To be done — Reproduce only this span: the line containing "Convert this chart to matplotlib code.", the line containing "fit_y = [0.075, 0.451]", and every line between them, all exactly as given.

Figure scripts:

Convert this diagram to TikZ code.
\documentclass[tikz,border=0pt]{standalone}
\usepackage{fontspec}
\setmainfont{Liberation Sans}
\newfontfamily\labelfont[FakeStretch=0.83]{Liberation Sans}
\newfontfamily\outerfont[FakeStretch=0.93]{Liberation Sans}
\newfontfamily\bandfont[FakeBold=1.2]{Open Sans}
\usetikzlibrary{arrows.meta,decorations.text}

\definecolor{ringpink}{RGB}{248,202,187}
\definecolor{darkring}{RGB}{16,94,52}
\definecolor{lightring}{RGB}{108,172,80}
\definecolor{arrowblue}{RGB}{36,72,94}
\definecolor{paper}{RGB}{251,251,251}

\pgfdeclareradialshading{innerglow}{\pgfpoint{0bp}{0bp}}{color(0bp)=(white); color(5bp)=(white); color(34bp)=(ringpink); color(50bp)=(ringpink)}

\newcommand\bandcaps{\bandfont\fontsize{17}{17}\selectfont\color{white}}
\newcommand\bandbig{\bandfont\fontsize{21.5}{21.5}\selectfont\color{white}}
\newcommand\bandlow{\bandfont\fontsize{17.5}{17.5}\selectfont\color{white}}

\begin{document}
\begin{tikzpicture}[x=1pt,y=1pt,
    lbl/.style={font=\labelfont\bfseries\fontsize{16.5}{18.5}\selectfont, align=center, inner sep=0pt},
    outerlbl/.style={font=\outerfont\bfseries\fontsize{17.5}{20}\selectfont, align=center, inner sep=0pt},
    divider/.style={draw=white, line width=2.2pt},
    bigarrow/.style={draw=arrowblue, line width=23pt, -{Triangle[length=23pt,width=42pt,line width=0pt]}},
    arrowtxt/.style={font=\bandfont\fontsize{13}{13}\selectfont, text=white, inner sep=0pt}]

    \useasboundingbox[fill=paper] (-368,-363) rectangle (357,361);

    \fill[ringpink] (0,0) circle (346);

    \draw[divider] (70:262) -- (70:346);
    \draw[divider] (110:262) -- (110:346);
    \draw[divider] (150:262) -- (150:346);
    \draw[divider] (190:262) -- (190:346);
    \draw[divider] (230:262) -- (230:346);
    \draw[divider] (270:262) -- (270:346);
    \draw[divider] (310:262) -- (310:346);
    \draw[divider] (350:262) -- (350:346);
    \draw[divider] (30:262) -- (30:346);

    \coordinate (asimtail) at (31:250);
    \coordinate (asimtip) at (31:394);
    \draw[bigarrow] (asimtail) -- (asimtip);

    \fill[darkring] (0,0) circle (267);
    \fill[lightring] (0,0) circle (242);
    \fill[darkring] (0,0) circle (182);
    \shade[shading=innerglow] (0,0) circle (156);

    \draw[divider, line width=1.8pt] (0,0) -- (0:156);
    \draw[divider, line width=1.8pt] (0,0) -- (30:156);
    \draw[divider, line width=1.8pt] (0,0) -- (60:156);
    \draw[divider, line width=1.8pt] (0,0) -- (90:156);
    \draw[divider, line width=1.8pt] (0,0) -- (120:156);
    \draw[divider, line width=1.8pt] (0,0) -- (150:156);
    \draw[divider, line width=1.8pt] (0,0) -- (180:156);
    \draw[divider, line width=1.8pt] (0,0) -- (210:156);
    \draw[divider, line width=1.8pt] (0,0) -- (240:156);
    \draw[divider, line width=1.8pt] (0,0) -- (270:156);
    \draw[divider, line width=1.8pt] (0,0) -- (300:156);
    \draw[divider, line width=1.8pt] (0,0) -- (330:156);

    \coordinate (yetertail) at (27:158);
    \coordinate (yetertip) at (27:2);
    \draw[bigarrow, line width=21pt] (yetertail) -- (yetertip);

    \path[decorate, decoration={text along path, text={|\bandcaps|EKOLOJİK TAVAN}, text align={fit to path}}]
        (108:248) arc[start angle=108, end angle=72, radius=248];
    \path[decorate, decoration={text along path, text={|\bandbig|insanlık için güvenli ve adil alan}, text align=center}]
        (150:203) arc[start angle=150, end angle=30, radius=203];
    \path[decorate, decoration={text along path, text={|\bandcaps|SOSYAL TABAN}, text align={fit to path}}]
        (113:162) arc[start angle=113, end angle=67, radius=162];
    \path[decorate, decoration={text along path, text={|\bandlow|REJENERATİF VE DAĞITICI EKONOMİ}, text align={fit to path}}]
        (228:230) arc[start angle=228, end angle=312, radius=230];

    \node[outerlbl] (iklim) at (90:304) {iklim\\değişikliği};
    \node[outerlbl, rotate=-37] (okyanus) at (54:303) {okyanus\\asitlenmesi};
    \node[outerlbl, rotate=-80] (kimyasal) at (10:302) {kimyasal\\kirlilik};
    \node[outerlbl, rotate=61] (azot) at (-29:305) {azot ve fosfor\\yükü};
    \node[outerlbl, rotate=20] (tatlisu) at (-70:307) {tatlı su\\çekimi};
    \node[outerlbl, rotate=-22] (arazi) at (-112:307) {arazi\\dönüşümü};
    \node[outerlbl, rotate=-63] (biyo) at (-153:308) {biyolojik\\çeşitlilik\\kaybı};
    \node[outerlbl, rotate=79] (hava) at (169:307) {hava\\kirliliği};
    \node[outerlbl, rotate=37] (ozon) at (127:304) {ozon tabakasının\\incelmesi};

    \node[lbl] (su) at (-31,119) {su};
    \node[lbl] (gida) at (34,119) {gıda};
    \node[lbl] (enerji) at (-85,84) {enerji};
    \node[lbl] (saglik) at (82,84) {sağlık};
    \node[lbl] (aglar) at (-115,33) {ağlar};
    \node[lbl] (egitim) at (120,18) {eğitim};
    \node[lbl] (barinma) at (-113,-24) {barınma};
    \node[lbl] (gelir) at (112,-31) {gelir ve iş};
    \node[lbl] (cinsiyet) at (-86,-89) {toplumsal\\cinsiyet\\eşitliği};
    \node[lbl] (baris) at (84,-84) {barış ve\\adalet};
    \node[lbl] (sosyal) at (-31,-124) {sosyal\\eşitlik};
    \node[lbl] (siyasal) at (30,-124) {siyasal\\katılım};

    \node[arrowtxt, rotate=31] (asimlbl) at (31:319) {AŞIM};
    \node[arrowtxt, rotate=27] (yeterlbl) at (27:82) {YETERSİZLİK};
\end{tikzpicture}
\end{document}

* * *

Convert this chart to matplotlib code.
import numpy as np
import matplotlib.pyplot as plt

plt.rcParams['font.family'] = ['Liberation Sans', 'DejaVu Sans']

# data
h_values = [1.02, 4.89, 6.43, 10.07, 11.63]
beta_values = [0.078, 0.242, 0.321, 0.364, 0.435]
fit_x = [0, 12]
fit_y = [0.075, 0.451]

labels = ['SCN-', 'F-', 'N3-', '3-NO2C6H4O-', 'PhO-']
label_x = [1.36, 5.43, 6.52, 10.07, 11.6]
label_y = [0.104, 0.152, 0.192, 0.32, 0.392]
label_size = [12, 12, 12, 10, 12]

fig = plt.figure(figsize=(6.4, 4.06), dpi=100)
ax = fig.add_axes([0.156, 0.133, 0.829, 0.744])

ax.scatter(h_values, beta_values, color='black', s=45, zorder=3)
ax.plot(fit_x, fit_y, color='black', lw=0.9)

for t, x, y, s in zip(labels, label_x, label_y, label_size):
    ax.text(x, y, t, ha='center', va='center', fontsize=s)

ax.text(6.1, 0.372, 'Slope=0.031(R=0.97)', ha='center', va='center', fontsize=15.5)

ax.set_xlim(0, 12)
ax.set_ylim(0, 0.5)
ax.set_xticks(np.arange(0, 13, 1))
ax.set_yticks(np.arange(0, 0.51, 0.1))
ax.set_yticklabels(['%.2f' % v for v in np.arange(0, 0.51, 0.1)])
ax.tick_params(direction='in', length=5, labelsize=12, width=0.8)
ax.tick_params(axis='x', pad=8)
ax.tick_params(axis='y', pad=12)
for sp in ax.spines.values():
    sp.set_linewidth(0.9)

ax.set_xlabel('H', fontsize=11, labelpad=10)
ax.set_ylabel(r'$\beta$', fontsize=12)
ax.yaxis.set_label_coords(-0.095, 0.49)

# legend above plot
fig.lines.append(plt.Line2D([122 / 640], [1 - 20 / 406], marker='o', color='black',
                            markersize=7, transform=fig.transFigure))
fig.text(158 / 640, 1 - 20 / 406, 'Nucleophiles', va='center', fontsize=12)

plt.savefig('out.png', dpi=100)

Written solution —
Convert this chart to matplotlib code.
import numpy as np
import matplotlib.pyplot as plt

plt.rcParams['font.family'] = ['Liberation Sans', 'DejaVu Sans']

# data
h_values = [1.02, 4.89, 6.43, 10.07, 11.63]
beta_values = [0.078, 0.242, 0.321, 0.364, 0.435]
fit_x = [0, 12]
fit_y = [0.075, 0.451]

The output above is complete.